Upstairs is much cooler, less chaos and more cerebral. High ceilings, simple regular panels showing the life of Saint Frances. A fair amount of earthquake damage is still apparent (I had forgotten that Assisi was badly hit and people died in the church). My favourite of the frescos upstairs is straight across past the alter (if you pass the alter to your right) to the far side of the transept. If you turn and face the alter having cross the transept, the picture on your right seems to have lost all of its colour yet there is an energy in the force which I think is lacking in many of the other images in that part of the cathedral. I think it is partly the angle of Christ’s hip on the cross and the dramatic pose of one of the women watching him die and it is the undecipherable contact between a Saint and Jesus on the right-hand side of the picture.

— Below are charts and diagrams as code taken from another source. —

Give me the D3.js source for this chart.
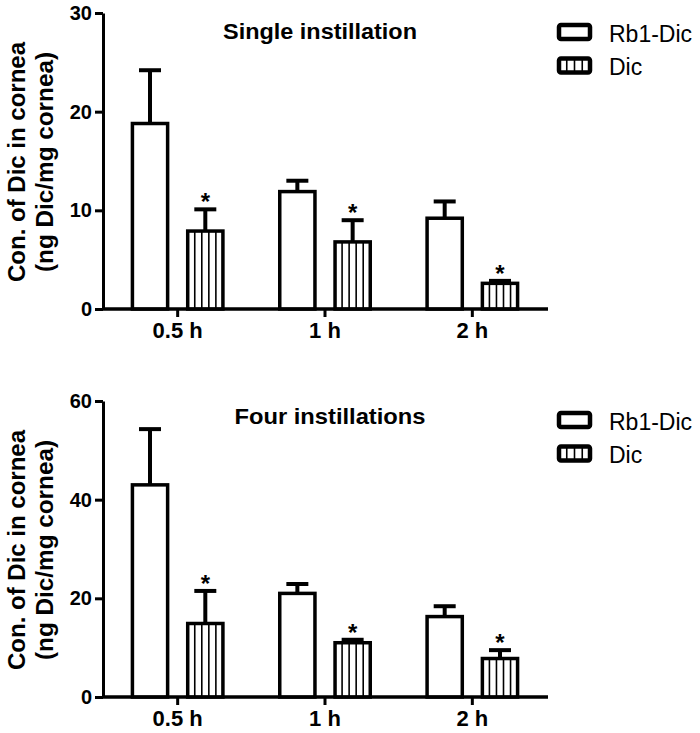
<!DOCTYPE html>
<html>
<head>
<meta charset="utf-8">
<script src="https://cdn.jsdelivr.net/npm/d3@7"></script>
<style>
  html, body { margin: 0; padding: 0; background: #fff; }
  svg { display: block; font-family: Arial, "Liberation Sans", Helvetica, sans-serif; }
</style>
</head>
<body>
<svg id="chart" width="700" height="733"></svg>
<script>
// ---- data ----
const categories = ["0.5 h", "1 h", "2 h"];
const seriesNames = ["Rb1-Dic", "Dic"];

const singleRb1 = [18.8, 11.9, 9.2];
const singleRb1Err = [5.4, 1.1, 1.7];
const singleDic = [7.9, 6.8, 2.6];
const singleDicErr = [2.2, 2.2, 0.25];
const singleStars = [true, true, true];
const singleTicks = [0, 10, 20, 30];

const fourRb1 = [43.0, 21.0, 16.3];
const fourRb1Err = [11.3, 1.9, 2.1];
const fourDic = [14.9, 11.0, 7.8];
const fourDicErr = [6.6, 0.6, 1.7];
const fourStars = [true, true, true];
const fourTicks = [0, 20, 40, 60];

const yLabel1 = "Con. of Dic in cornea";
const yLabel2 = "(ng Dic/mg cornea)";

const panels = [
  { title: "Single instillation", titleLen: 194, titleX: 320, titleY: 39,
    rb1: singleRb1, rb1Err: singleRb1Err, dic: singleDic, dicErr: singleDicErr,
    stars: singleStars, ticks: singleTicks, yMax: 30, yTop: 13, yBottom: 309 },
  { title: "Four instillations", titleLen: 191, titleX: 330, titleY: 424,
    rb1: fourRb1, rb1Err: fourRb1Err, dic: fourDic, dicErr: fourDicErr,
    stars: fourStars, ticks: fourTicks, yMax: 60, yTop: 401, yBottom: 697 }
];

const svg = d3.select("#chart");
const axisX0 = 103, axisX1 = 548;

const x = d3.scaleBand().domain(categories).range([104, 546]).padding(0);
const xSub = d3.scaleBand().domain(seriesNames).range([-47, 47]).paddingInner(0.3).paddingOuter(0);

const barStroke = 3.5;

panels.forEach(p => {
  const g = svg.append("g");
  const y = d3.scaleLinear().domain([0, p.yMax]).range([p.yBottom, p.yTop]);

  // y axis
  const yAxis = d3.axisLeft(y).tickValues(p.ticks).tickSize(8).tickPadding(3).tickSizeOuter(0);
  const ya = g.append("g").attr("transform", `translate(${axisX0},0)`).call(yAxis);
  ya.select(".domain").attr("stroke", "#000").attr("stroke-width", 3);
  ya.selectAll(".tick line").attr("stroke", "#000").attr("stroke-width", 3);
  ya.selectAll(".tick text").attr("fill", "#000").attr("font-size", 20).attr("font-weight", "bold")
    .attr("font-family", "Arial, 'Liberation Sans', sans-serif");

  // x axis
  const xAxis = d3.axisBottom(x).tickSize(8).tickPadding(0).tickSizeOuter(0);
  const xa = g.append("g").attr("transform", `translate(0,${p.yBottom})`).call(xAxis);
  xa.select(".domain").attr("d", `M${axisX0},0H${axisX1}`).attr("stroke", "#000").attr("stroke-width", 3);
  xa.selectAll(".tick line").attr("stroke", "#000").attr("stroke-width", 3);
  xa.selectAll(".tick text").attr("fill", "#000").attr("font-size", 22).attr("font-weight", "bold")
    .attr("font-family", "Arial, 'Liberation Sans', sans-serif")
    .attr("y", 29).attr("dy", null);

  // bars
  const rows = categories.map((c, i) => ([
    { cat: c, s: "Rb1-Dic", v: p.rb1[i], e: p.rb1Err[i], star: false },
    { cat: c, s: "Dic", v: p.dic[i], e: p.dicErr[i], star: p.stars[i] }
  ])).flat();

  rows.forEach(d => {
    const cx = x(d.cat) + x.bandwidth() / 2 + xSub(d.s);
    const bw = xSub.bandwidth();
    const left = cx + barStroke / 2;
    const w = bw - barStroke;
    const top = y(d.v);
    const bottom = y(0);
    const center = cx + bw / 2;
    const errTop = y(d.v + d.e);

    g.append("line").attr("x1", center).attr("x2", center)
      .attr("y1", top).attr("y2", errTop)
      .attr("stroke", "#000").attr("stroke-width", 4);
    g.append("line").attr("x1", center - 11).attr("x2", center + 11)
      .attr("y1", errTop).attr("y2", errTop)
      .attr("stroke", "#000").attr("stroke-width", 4);

    g.append("rect").attr("x", left).attr("y", top)
      .attr("width", w).attr("height", bottom - top)
      .attr("fill", "#fff").attr("stroke", "#000").attr("stroke-width", barStroke);

    if (d.s === "Dic") {
      for (let k = 1; k <= 4; k++) {
        const lx = left + w * k / 5;
        g.append("line").attr("x1", lx).attr("x2", lx)
          .attr("y1", top).attr("y2", bottom)
          .attr("stroke", "#000").attr("stroke-width", 1.6);
      }
    }
    if (d.star) {
      g.append("text").attr("x", center).attr("y", errTop + 1)
        .attr("text-anchor", "middle").attr("font-size", 24).attr("font-weight", "bold")
        .attr("fill", "#000").text("*");
    }
  });

  g.append("line").attr("x1", axisX0).attr("x2", axisX1)
    .attr("y1", p.yBottom).attr("y2", p.yBottom)
    .attr("stroke", "#000").attr("stroke-width", 3);

  // title
  g.append("text").attr("x", p.titleX).attr("y", p.titleY)
    .attr("text-anchor", "middle").attr("font-size", 22).attr("font-weight", "bold")
    .attr("textLength", p.titleLen).attr("lengthAdjust", "spacingAndGlyphs")
    .attr("fill", "#000").text(p.title);

  // y label
  const yc = (p.yTop + p.yBottom) / 2 + 1;
  g.append("text").attr("transform", `translate(25,${yc}) rotate(-90)`)
    .attr("text-anchor", "middle").attr("font-size", 23).attr("font-weight", "bold")
    .attr("textLength", 240).attr("lengthAdjust", "spacingAndGlyphs")
    .attr("fill", "#000").text(yLabel1);
  g.append("text").attr("transform", `translate(53,${yc}) rotate(-90)`)
    .attr("text-anchor", "middle").attr("font-size", 23).attr("font-weight", "bold")
    .attr("textLength", 220).attr("lengthAdjust", "spacingAndGlyphs")
    .attr("fill", "#000").text(yLabel2);

  // legend
  const off = p.yBottom - 309;
  seriesNames.forEach((s, i) => {
    const by = 25 + off + i * 33.5;
    const bx = 559, bwid = 31, bh = 14;
    g.append("rect").attr("x", bx).attr("y", by).attr("width", bwid).attr("height", bh)
      .attr("rx", 2).attr("fill", "#fff").attr("stroke", "#000").attr("stroke-width", 4.5);
    if (s === "Dic") {
      for (let k = 1; k <= 3; k++) {
        const lx = bx + bwid * k / 4;
        g.append("line").attr("x1", lx).attr("x2", lx).attr("y1", by).attr("y2", by + bh)
          .attr("stroke", "#000").attr("stroke-width", 1.6);
      }
    }
    g.append("text").attr("x", 609).attr("y", by + 16.5)
      .attr("font-size", 23).attr("fill", "#000").text(s);
  });
});
</script>
</body>
</html>
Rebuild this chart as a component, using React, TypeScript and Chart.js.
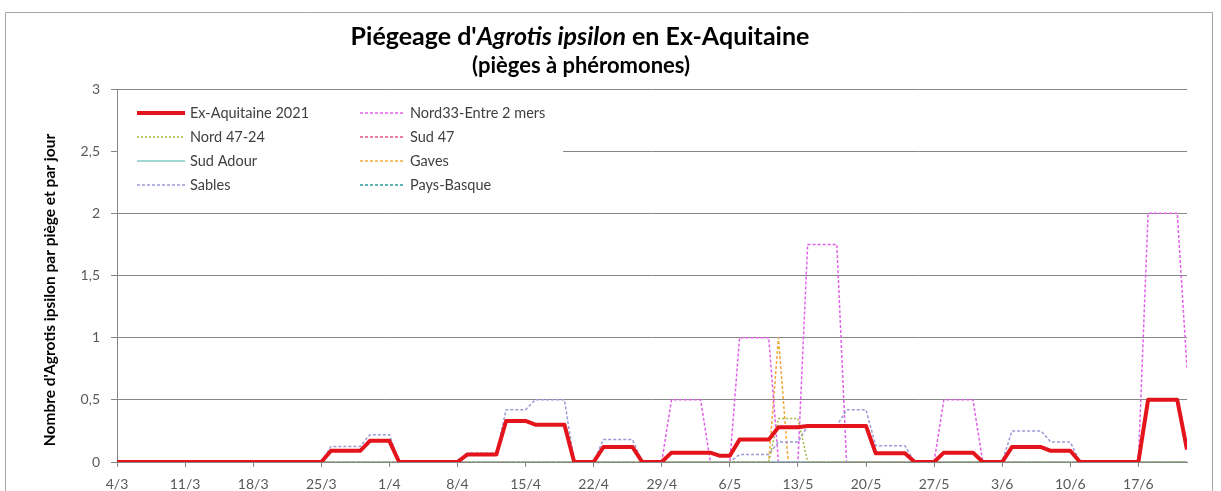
import React, { useEffect, useRef } from 'react';
import { Chart, registerables } from 'chart.js';

Chart.register(...registerables);

// ---- Text ----
const titleParts = [
  { text: "Piégeage d'", italic: false },
  { text: 'Agrotis ipsilon', italic: true },
  { text: ' en Ex-Aquitaine', italic: false },
];
const subtitleText = '(pièges à phéromones)';
const yAxisTitle = "Nombre d'Agrotis ipsilon par piège et par jour";

// ---- Axes (x = days since 4/3) ----
const tickDays = [0, 7, 14, 21, 28, 35, 42, 49, 56, 63, 70, 77, 84, 91, 98, 105];
const tickLabels = ['4/3', '11/3', '18/3', '25/3', '1/4', '8/4', '15/4', '22/4', '29/4', '6/5', '13/5', '20/5', '27/5', '3/6', '10/6', '17/6'];
const yTickLabels = ['0', '0,5', '1', '1,5', '2', '2,5', '3'];
const lastDay = 110;

// ---- Series (breakpoint days and values) ----
const exAquitaineDays = [0, 21, 22, 25, 26, 28, 29, 35, 36, 39, 40, 42, 43, 46, 47, 49, 50, 53, 54, 56, 57, 61, 62, 63, 64, 67, 68, 70, 71, 77, 78, 81, 82, 84, 85, 88, 89, 91, 92, 95, 96, 98, 99, 105, 106, 109, 110];
const exAquitaineVals = [0, 0, 0.09, 0.09, 0.17, 0.17, 0, 0, 0.06, 0.06, 0.33, 0.33, 0.3, 0.3, 0, 0, 0.12, 0.12, 0, 0, 0.075, 0.075, 0.05, 0.05, 0.18, 0.18, 0.28, 0.28, 0.29, 0.29, 0.07, 0.07, 0, 0, 0.075, 0.075, 0, 0, 0.12, 0.12, 0.09, 0.09, 0, 0, 0.5, 0.5, 0.1];

const nord4724Days = [0, 67, 68, 70, 71, 110];
const nord4724Vals = [0, 0, 0.35, 0.35, 0, 0];

const sudAdourDays = [0, 110];
const sudAdourVals = [0, 0];

const sablesDays = [0, 21, 22, 25, 26, 28, 29, 35, 36, 39, 40, 42, 43, 46, 47, 49, 50, 53, 54, 63, 64, 67, 68, 70, 71, 74, 75, 77, 78, 81, 82, 91, 92, 95, 96, 98, 99, 110];
const sablesVals = [0, 0, 0.125, 0.125, 0.22, 0.22, 0, 0, 0.07, 0.07, 0.42, 0.42, 0.5, 0.5, 0, 0, 0.18, 0.18, 0, 0, 0.06, 0.06, 0.16, 0.16, 0.29, 0.29, 0.42, 0.42, 0.13, 0.13, 0, 0, 0.25, 0.25, 0.16, 0.16, 0, 0];

const nord33Days = [0, 56, 57, 60, 61, 63, 64, 67, 68, 70, 71, 74, 75, 84, 85, 88, 89, 105, 106, 109, 110];
const nord33Vals = [0, 0, 0.5, 0.5, 0, 0, 1, 1, 0, 0, 1.75, 1.75, 0, 0, 0.5, 0.5, 0, 0, 2, 2, 0.75];

const sud47Days = [0, 110];
const sud47Vals = [0, 0];

const gavesDays = [0, 67, 68, 69, 110];
const gavesVals = [0, 0, 1, 0, 0];

const paysBasqueDays = [0, 110];
const paysBasqueVals = [0, 0];

const FONT = 'Lato, "Liberation Sans", sans-serif';

const pts = (days: number[], vals: number[]) => days.map((d, i) => ({ x: d, y: vals[i] }));

const overlayPlugin = {
  id: 'overlay',
  beforeDraw(chart: any) {
    const ctx = chart.ctx;
    ctx.save();
    ctx.fillStyle = '#ffffff';
    ctx.fillRect(0, 0, chart.width, chart.height);
    ctx.strokeStyle = '#a6a6a6';
    ctx.lineWidth = 1;
    ctx.beginPath();
    ctx.moveTo(5.5, chart.height + 5);
    ctx.lineTo(5.5, 12.5);
    ctx.lineTo(1212.5, 12.5);
    ctx.lineTo(1212.5, chart.height + 5);
    ctx.stroke();
    ctx.restore();
  },
  afterDatasetsDraw(chart: any) {
    const ctx = chart.ctx;
    const area = chart.chartArea;
    ctx.save();
    // legend box
    ctx.fillStyle = '#ffffff';
    ctx.fillRect(area.left + 1, 97, 563 - area.left - 1, 100);
    const colLine = [[137, 185], [360, 403]];
    const colText = [190, 410];
    const rowY = [113, 137, 161, 185];
    chart.data.datasets.forEach((ds: any, i: number) => {
      const col = Math.floor(i / 4);
      const row = i % 4;
      const y = rowY[row];
      ctx.save();
      ctx.strokeStyle = ds.borderColor;
      ctx.lineWidth = ds.borderWidth;
      ctx.setLineDash(ds.borderDash || []);
      ctx.beginPath();
      ctx.moveTo(colLine[col][0], y);
      ctx.lineTo(colLine[col][1], y);
      ctx.stroke();
      ctx.restore();
      ctx.fillStyle = '#404040';
      ctx.font = `14.5px ${FONT}`;
      ctx.textBaseline = 'middle';
      ctx.textAlign = 'left';
      ctx.fillText(ds.label, colText[col], y);
    });
    ctx.restore();
  },
  afterDraw(chart: any) {
    const ctx = chart.ctx;
    ctx.save();
    ctx.fillStyle = '#000000';
    ctx.textBaseline = 'alphabetic';
    ctx.textAlign = 'left';
    // title
    const tSize = 25;
    const widths = titleParts.map((p) => {
      ctx.font = `${p.italic ? 'italic ' : ''}bold ${tSize}px ${FONT}`;
      return ctx.measureText(p.text).width;
    });
    const total = widths.reduce((a, b) => a + b, 0);
    let x = 580 - total / 2;
    titleParts.forEach((p, i) => {
      ctx.font = `${p.italic ? 'italic ' : ''}bold ${tSize}px ${FONT}`;
      ctx.fillText(p.text, x, 45);
      x += widths[i];
    });
    // subtitle
    ctx.font = `bold 22px ${FONT}`;
    ctx.textAlign = 'center';
    ctx.fillText(subtitleText, 581, 73);
    // y axis title
    ctx.translate(50, 290);
    ctx.rotate(-Math.PI / 2);
    ctx.font = `bold 15.5px ${FONT}`;
    ctx.textAlign = 'center';
    ctx.textBaseline = 'middle';
    ctx.fillText(yAxisTitle, 0, 0);
    ctx.restore();
  },
};

export default function App() {
  const canvasRef = useRef<HTMLCanvasElement | null>(null);

  useEffect(() => {
    if (!canvasRef.current) return;
    const thin = 1.5;
    const chart = new Chart(canvasRef.current, {
      type: 'line',
      data: {
        datasets: [
          { label: 'Ex-Aquitaine 2021', data: pts(exAquitaineDays, exAquitaineVals), borderColor: '#E3141B', borderWidth: 4, borderDash: [] },
          { label: 'Nord 47-24', data: pts(nord4724Days, nord4724Vals), borderColor: '#A8B545', borderWidth: thin, borderDash: [2, 2] },
          { label: 'Sud Adour', data: pts(sudAdourDays, sudAdourVals), borderColor: '#86C8C8', borderWidth: thin, borderDash: [] },
          { label: 'Sables', data: pts(sablesDays, sablesVals), borderColor: '#9A9AD8', borderWidth: thin, borderDash: [3, 2] },
          { label: 'Nord33-Entre 2 mers', data: pts(nord33Days, nord33Vals), borderColor: '#E060E8', borderWidth: thin, borderDash: [3, 2] },
          { label: 'Sud 47', data: pts(sud47Days, sud47Vals), borderColor: '#E8508A', borderWidth: thin, borderDash: [3, 2] },
          { label: 'Gaves', data: pts(gavesDays, gavesVals), borderColor: '#F2A93B', borderWidth: thin, borderDash: [3, 2] },
          { label: 'Pays-Basque', data: pts(paysBasqueDays, paysBasqueVals), borderColor: '#2E9C9C', borderWidth: thin, borderDash: [3, 2] },
        ].map((d) => ({ ...d, pointRadius: 0, tension: 0, fill: false, borderJoinStyle: 'round' as const })),
      },
      options: {
        animation: false,
        responsive: false,
        maintainAspectRatio: false,
        layout: { padding: { top: 89, right: 34, left: 0, bottom: 0 } },
        plugins: {
          legend: { display: false },
          title: { display: false },
          tooltip: { enabled: false },
        },
        scales: {
          x: {
            type: 'linear',
            min: 0,
            max: lastDay,
            afterBuildTicks: (scale: any) => {
              scale.ticks = tickDays.map((v) => ({ value: v }));
            },
            afterFit: (scale: any) => {
              scale.height = 29;
            },
            ticks: {
              autoSkip: false,
              maxRotation: 0,
              padding: 9,
              color: '#595959',
              font: { family: FONT, size: 14 },
              callback: (v: any) => {
                const i = tickDays.indexOf(Number(v));
                return i >= 0 ? tickLabels[i] : '';
              },
            },
            grid: { drawOnChartArea: false, drawTicks: true, tickLength: 5, color: '#868686' },
            border: { color: '#868686', width: 1 },
          },
          y: {
            min: 0,
            max: 3,
            afterFit: (scale: any) => {
              scale.width = 117;
            },
            ticks: {
              stepSize: 0.5,
              padding: 11,
              color: '#595959',
              font: { family: FONT, size: 14 },
              callback: (v: any) => yTickLabels[Math.round(Number(v) * 2)] ?? '',
            },
            grid: { color: '#868686', tickLength: 6 },
            border: { color: '#868686', width: 1 },
          },
        },
      },
      plugins: [overlayPlugin],
    } as any);
    return () => chart.destroy();
  }, []);

  return (
    <div style={{ position: 'absolute', left: 0, top: 0, width: 1221, height: 491, overflow: 'hidden', background: '#fff' }}>
      <canvas ref={canvasRef} width={1221} height={491} style={{ display: 'block' }} />
    </div>
  );
}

It looks Mannerist to me but a way which is wholly out of keeping with the rest of the upstairs.
25 August 2017
Just a few extra thoughts about the Basilica.  Over the altar downstairs facing you as you go in (where they held the service last time I was here) I noticed that there are lovely frescoes of curtains painted over the arch of the chapel as if the curtains have been drawn back to let you see. They are a beautiful red colour too.
The Cappello Di Niccolo is on the right-hand side of the alter (as you are facing it) (think transept if the church had them). I would like to know more about what the shipwreck relates to – one of the panels clearly indicates that he had a problem with the shipwreck.
The bus station car park was full by 11am today.